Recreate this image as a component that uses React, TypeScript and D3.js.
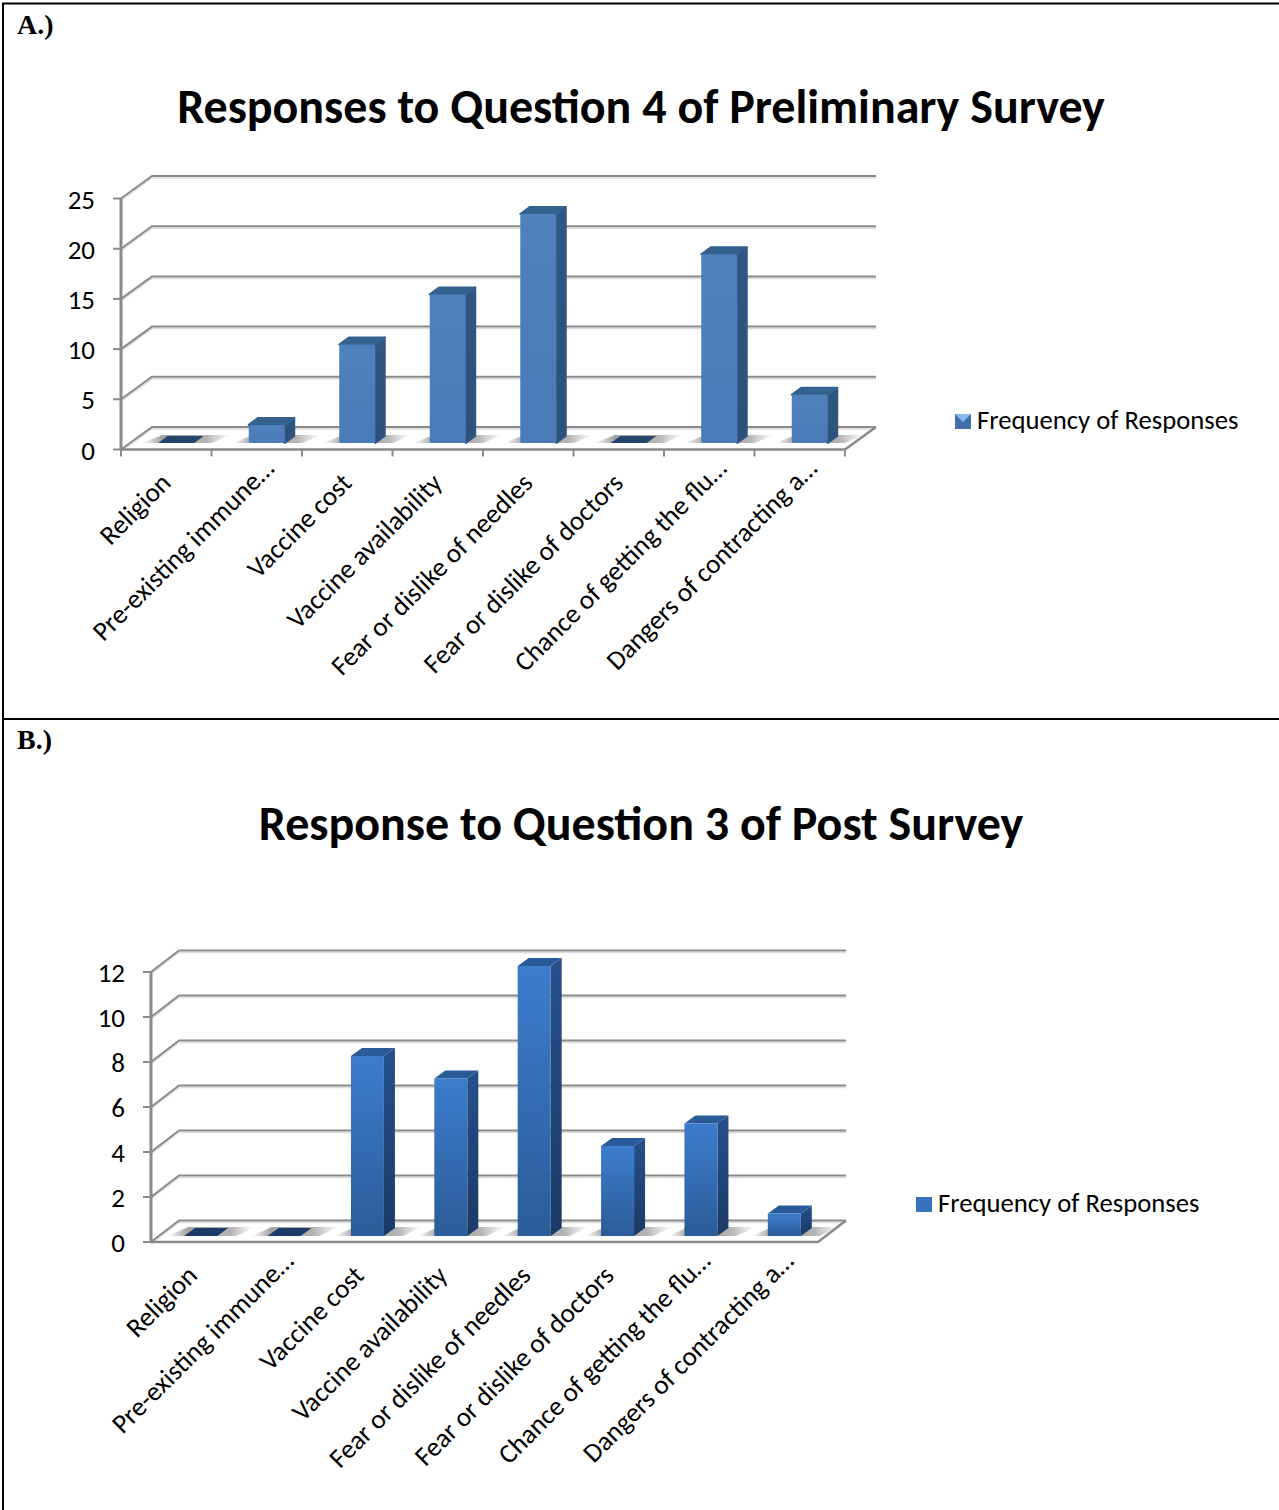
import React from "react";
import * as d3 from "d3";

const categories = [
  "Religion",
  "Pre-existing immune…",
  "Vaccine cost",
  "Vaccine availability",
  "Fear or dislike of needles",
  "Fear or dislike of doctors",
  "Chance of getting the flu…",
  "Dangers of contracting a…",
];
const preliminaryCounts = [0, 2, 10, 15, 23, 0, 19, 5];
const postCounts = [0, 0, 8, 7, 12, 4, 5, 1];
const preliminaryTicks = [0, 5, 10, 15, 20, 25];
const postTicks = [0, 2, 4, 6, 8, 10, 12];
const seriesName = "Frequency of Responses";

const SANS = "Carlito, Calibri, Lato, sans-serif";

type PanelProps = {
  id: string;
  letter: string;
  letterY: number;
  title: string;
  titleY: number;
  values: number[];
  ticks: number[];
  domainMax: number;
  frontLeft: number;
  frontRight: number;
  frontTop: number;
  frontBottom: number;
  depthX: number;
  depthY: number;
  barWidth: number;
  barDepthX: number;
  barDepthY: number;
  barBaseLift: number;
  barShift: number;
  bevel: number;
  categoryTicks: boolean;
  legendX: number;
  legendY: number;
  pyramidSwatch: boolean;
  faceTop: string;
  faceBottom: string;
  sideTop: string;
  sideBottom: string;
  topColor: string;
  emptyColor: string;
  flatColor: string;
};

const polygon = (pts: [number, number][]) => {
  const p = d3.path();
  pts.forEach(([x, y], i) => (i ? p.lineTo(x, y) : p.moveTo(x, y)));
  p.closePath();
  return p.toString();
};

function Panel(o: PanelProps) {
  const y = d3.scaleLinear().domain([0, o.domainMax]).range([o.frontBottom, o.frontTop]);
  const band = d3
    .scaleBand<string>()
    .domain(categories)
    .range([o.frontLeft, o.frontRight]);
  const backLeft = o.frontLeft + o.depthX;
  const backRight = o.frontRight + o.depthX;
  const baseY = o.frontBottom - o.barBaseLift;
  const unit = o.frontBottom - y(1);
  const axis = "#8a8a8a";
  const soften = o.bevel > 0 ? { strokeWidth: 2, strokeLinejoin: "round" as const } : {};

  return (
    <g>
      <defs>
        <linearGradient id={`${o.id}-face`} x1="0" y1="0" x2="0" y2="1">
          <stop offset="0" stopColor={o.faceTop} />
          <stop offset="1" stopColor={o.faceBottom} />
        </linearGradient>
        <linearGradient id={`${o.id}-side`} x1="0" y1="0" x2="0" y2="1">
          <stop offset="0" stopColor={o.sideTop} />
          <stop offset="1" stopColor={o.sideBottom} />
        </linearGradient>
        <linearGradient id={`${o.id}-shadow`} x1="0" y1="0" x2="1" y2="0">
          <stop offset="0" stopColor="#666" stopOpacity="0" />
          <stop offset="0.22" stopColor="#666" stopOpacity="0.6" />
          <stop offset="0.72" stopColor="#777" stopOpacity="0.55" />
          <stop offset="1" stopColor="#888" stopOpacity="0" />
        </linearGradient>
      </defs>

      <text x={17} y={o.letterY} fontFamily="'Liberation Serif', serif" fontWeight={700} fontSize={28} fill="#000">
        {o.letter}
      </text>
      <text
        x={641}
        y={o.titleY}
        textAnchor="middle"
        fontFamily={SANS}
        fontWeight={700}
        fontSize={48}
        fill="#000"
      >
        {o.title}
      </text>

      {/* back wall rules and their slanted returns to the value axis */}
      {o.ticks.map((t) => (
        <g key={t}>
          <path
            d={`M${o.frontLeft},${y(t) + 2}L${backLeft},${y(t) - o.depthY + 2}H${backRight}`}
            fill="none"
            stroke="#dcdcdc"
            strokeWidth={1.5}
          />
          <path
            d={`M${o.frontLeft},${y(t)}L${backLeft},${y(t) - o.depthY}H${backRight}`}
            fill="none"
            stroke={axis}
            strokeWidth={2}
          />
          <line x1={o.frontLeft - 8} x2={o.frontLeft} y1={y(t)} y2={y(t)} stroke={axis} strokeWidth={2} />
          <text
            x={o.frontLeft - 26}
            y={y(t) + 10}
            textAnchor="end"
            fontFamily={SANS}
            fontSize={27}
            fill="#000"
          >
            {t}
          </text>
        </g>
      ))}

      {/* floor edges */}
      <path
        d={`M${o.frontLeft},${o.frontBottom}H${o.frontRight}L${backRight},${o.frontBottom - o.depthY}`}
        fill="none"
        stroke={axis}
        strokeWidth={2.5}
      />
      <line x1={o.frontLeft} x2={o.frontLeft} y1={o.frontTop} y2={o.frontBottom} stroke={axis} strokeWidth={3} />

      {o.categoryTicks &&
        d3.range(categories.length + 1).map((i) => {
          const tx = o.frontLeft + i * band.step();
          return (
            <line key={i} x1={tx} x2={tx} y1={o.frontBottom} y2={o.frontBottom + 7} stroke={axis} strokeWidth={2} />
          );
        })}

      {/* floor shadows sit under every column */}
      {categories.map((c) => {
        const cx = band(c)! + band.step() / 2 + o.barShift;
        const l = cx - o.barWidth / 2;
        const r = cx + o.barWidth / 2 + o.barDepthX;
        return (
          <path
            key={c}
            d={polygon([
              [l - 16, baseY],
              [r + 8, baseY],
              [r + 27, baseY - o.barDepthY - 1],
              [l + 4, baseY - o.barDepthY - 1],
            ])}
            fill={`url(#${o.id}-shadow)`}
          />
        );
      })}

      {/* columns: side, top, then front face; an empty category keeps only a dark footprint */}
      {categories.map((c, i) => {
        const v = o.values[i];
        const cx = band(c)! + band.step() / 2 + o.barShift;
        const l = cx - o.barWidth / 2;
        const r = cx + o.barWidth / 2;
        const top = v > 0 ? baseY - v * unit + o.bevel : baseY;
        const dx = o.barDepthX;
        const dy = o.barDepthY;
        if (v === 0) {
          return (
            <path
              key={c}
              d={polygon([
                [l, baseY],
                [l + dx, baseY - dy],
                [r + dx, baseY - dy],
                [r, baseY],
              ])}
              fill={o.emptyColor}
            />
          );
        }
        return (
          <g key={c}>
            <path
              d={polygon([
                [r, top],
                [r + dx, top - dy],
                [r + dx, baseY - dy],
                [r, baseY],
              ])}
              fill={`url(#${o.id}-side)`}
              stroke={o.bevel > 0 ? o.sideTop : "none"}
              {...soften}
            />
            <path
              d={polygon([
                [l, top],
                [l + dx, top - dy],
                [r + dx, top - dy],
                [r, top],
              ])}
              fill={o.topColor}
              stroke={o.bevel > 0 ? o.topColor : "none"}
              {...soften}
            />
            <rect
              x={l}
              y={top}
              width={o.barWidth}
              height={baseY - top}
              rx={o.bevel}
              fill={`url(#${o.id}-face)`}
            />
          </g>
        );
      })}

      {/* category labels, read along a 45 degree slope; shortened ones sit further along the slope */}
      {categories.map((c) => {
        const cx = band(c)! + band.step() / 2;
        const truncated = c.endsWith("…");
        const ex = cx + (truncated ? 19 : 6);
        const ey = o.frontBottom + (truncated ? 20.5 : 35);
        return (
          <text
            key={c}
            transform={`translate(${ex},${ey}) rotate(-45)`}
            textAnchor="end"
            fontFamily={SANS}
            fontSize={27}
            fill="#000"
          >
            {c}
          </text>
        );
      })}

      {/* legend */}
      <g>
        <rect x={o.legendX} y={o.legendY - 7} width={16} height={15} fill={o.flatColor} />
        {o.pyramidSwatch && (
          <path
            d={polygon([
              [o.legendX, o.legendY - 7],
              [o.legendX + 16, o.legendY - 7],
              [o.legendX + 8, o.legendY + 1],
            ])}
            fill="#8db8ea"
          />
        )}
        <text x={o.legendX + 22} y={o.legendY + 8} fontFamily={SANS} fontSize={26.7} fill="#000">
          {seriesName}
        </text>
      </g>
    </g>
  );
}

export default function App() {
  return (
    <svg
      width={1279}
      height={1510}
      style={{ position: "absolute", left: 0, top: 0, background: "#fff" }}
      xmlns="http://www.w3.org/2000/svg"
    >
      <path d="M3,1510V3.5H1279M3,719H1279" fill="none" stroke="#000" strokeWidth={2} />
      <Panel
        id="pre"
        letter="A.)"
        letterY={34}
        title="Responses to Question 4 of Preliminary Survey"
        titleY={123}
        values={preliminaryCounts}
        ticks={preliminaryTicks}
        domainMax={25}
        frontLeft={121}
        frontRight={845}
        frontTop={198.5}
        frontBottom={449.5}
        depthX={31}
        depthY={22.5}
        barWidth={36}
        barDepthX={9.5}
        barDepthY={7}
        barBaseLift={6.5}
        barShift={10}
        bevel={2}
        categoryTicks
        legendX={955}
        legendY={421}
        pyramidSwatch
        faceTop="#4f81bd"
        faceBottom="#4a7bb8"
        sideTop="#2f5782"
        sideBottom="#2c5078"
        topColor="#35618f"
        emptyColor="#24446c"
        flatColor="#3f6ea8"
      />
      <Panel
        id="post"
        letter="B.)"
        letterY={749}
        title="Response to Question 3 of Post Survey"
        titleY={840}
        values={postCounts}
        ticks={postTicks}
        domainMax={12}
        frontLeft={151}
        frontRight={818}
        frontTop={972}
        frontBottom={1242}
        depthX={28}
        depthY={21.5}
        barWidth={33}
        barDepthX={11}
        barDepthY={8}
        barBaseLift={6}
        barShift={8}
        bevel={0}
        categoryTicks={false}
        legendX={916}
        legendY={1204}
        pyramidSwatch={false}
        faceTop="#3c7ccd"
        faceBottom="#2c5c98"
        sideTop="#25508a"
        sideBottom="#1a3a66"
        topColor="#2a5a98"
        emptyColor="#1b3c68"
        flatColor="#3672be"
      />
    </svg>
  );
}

-----

_TASK GOAL_.
Omit the pictures, then repeat exactly each line from the beginning of the listing through the line with "import * as".

_SOLUTION_.
Recreate this image as a component that uses React, TypeScript and D3.js.
import React from "react";
import * as d3 from "d3";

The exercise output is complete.